Records from a collection ▸
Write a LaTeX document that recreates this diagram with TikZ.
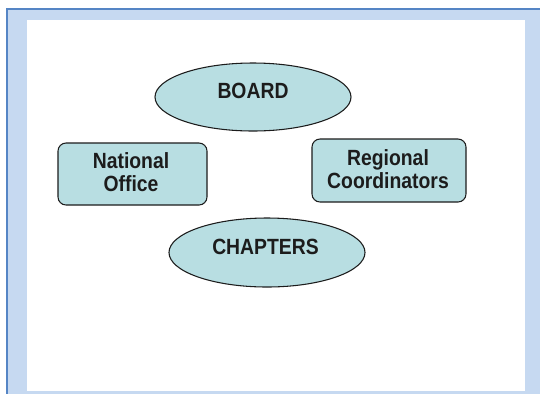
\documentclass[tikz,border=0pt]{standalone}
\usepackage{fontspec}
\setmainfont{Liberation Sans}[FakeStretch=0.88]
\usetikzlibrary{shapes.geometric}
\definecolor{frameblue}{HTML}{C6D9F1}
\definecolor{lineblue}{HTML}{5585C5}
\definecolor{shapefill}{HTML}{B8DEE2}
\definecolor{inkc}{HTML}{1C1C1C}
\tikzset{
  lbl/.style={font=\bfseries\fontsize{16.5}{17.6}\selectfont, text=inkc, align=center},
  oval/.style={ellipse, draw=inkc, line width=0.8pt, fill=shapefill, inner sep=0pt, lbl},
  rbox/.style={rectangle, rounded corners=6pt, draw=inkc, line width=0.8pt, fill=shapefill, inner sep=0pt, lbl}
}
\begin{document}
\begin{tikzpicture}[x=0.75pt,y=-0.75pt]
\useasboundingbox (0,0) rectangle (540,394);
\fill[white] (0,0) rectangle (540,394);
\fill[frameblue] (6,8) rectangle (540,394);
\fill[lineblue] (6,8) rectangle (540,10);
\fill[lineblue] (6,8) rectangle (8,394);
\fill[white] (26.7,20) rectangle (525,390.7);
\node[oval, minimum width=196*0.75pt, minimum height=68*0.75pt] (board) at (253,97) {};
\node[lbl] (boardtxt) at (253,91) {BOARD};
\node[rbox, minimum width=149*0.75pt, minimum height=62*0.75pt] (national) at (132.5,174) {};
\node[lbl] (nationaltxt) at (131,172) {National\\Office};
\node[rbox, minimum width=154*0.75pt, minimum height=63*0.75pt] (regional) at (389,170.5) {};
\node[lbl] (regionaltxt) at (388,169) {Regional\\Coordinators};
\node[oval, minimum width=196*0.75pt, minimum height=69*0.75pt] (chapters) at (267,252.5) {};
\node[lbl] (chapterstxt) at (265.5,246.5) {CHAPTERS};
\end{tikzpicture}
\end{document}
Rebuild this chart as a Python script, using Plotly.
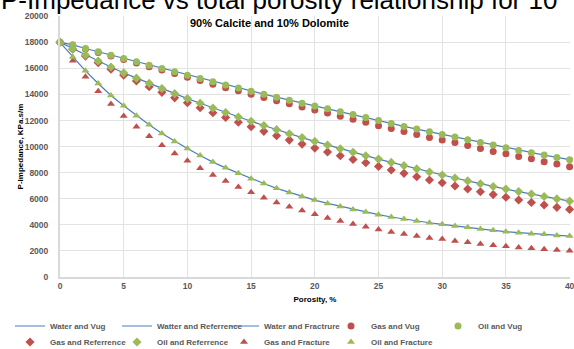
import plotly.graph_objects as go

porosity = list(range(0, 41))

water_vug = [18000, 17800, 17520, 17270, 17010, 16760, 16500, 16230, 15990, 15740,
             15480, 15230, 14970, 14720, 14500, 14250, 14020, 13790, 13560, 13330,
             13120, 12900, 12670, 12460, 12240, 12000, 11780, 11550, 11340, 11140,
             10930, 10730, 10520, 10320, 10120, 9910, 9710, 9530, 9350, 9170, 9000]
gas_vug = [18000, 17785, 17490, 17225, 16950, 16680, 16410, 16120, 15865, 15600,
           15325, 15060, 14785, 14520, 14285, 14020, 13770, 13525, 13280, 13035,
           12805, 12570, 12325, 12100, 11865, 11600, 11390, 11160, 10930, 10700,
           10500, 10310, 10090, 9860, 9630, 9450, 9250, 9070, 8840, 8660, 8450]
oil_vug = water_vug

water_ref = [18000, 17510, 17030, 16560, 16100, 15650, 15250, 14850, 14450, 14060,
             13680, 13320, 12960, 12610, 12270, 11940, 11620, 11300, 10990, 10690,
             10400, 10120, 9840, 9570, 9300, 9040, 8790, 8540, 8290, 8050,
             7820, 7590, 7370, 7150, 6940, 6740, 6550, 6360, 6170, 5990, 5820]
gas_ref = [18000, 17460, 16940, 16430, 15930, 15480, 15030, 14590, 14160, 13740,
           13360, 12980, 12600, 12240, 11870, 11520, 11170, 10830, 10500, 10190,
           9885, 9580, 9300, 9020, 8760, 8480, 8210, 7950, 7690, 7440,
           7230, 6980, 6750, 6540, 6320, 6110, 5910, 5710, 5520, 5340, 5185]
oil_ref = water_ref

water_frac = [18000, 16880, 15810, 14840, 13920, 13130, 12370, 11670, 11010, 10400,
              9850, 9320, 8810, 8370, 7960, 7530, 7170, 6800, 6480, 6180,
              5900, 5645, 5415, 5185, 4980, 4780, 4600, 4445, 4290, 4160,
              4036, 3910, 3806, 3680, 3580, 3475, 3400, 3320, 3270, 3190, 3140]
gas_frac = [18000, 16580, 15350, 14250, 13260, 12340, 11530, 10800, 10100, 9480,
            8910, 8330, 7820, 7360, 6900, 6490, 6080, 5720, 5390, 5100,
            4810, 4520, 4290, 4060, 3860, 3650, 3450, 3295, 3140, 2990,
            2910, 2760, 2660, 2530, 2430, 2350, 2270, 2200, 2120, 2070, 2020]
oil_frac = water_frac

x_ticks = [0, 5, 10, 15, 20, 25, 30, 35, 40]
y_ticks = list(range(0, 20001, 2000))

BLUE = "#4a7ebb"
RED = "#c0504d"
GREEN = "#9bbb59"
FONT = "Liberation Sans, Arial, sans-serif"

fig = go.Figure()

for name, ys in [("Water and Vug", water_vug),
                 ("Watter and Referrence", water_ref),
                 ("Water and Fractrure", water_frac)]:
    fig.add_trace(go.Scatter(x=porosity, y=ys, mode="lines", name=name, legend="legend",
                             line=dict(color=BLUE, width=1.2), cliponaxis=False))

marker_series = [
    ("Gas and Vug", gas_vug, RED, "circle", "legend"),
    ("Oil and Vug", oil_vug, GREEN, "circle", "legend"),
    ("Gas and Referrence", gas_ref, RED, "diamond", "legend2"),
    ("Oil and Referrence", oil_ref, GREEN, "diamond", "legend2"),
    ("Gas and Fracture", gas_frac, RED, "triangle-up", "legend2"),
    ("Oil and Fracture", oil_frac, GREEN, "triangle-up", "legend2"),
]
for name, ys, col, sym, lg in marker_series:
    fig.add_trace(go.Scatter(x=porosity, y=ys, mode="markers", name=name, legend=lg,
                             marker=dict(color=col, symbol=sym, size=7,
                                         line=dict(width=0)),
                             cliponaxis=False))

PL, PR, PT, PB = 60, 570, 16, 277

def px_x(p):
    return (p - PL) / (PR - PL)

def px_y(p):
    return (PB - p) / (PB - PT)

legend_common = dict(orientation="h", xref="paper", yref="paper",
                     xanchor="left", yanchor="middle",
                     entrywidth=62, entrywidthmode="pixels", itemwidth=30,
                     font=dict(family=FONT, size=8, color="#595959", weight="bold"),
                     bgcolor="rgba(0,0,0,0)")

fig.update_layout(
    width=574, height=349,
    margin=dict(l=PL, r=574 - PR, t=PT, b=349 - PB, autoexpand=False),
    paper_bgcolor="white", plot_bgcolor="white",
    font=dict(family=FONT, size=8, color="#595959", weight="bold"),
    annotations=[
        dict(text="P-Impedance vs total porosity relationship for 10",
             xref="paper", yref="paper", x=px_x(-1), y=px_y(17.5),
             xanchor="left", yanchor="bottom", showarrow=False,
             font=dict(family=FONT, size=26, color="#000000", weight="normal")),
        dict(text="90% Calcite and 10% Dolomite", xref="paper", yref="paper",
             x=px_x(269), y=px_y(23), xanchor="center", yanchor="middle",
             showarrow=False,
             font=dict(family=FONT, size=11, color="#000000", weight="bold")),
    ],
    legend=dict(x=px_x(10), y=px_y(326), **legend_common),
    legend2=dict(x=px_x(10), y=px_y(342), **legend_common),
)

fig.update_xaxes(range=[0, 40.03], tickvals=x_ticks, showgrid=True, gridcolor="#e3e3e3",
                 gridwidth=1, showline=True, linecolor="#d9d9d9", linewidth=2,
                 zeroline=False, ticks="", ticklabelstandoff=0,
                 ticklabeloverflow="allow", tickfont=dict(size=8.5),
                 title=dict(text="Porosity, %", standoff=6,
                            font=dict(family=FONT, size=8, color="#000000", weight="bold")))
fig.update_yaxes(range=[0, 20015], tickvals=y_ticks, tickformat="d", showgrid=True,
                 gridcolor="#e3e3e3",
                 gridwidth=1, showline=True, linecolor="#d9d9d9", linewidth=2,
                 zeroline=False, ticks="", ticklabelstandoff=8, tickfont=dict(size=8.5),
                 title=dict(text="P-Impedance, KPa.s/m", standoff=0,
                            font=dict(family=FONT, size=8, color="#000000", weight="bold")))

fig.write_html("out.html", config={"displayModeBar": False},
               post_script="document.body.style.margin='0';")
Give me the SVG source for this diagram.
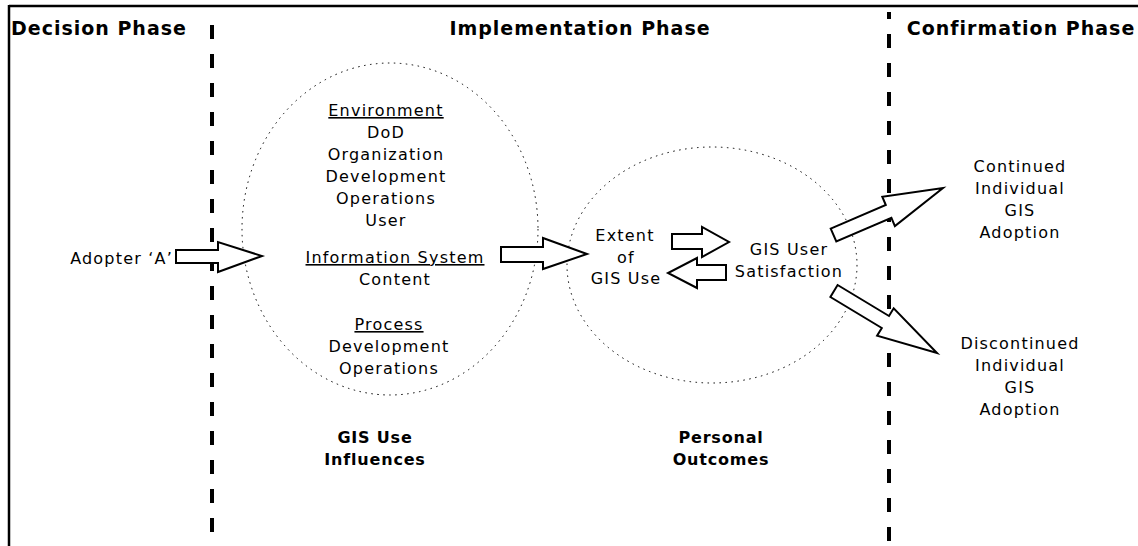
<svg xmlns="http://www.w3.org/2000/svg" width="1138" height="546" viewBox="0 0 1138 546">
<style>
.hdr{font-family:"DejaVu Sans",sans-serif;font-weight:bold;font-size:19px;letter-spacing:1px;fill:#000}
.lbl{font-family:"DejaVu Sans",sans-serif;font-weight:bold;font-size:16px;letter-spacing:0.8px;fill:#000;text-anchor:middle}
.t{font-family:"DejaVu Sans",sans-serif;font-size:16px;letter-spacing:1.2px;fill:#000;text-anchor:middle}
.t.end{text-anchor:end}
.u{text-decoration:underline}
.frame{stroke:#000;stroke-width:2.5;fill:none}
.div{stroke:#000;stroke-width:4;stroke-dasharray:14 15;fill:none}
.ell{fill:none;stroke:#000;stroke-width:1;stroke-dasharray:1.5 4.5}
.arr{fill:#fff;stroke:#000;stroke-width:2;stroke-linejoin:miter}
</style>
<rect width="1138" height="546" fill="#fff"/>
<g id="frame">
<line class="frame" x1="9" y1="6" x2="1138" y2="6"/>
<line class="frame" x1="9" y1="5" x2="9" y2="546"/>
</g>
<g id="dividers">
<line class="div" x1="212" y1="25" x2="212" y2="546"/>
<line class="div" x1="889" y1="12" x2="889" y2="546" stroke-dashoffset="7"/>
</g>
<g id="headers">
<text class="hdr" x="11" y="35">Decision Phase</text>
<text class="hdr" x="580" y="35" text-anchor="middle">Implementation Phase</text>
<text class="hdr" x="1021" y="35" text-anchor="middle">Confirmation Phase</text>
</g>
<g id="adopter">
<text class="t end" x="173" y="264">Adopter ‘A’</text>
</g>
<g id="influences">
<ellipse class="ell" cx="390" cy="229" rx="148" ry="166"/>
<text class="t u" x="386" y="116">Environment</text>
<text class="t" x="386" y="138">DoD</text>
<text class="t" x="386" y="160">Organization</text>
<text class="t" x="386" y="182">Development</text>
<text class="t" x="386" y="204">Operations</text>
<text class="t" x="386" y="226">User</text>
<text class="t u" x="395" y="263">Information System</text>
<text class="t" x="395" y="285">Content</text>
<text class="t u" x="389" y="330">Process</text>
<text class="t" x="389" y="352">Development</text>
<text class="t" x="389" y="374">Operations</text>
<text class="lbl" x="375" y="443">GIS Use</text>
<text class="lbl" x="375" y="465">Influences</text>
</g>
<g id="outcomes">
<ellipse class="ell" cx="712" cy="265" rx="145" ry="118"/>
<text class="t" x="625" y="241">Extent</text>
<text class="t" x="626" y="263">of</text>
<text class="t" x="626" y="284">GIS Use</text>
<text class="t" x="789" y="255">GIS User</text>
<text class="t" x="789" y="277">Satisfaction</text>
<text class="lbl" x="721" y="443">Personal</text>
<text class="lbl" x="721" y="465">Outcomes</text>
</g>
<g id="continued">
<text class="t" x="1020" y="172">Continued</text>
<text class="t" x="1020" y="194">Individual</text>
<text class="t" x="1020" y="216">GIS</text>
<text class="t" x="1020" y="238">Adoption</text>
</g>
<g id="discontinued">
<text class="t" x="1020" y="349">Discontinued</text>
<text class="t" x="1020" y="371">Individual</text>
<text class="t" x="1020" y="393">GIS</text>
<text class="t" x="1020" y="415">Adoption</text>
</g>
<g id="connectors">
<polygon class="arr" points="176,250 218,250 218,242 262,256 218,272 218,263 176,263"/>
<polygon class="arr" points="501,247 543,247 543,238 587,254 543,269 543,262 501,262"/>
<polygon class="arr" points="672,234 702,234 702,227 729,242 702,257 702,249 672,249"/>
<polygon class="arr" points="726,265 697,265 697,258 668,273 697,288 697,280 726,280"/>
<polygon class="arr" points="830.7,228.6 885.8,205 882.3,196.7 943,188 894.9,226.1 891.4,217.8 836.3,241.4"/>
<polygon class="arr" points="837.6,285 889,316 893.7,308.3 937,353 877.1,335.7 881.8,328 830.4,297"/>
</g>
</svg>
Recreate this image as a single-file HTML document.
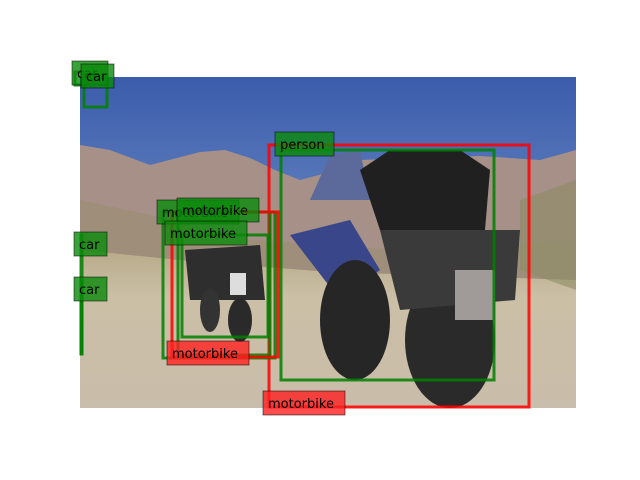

YOUR INSTRUCTIONS ▸ Look above for the line containing "Rebuild this chart", then write out every line from there down to the line containing "oil_vug = water_vug", that line included, with no pictures.

FINISHED EXERCISE ▸
Rebuild this chart as a Python script, using Plotly.
import plotly.graph_objects as go

porosity = list(range(0, 41))

water_vug = [18000, 17800, 17520, 17270, 17010, 16760, 16500, 16230, 15990, 15740,
             15480, 15230, 14970, 14720, 14500, 14250, 14020, 13790, 13560, 13330,
             13120, 12900, 12670, 12460, 12240, 12000, 11780, 11550, 11340, 11140,
             10930, 10730, 10520, 10320, 10120, 9910, 9710, 9530, 9350, 9170, 9000]
gas_vug = [18000, 17785, 17490, 17225, 16950, 16680, 16410, 16120, 15865, 15600,
           15325, 15060, 14785, 14520, 14285, 14020, 13770, 13525, 13280, 13035,
           12805, 12570, 12325, 12100, 11865, 11600, 11390, 11160, 10930, 10700,
           10500, 10310, 10090, 9860, 9630, 9450, 9250, 9070, 8840, 8660, 8450]
oil_vug = water_vug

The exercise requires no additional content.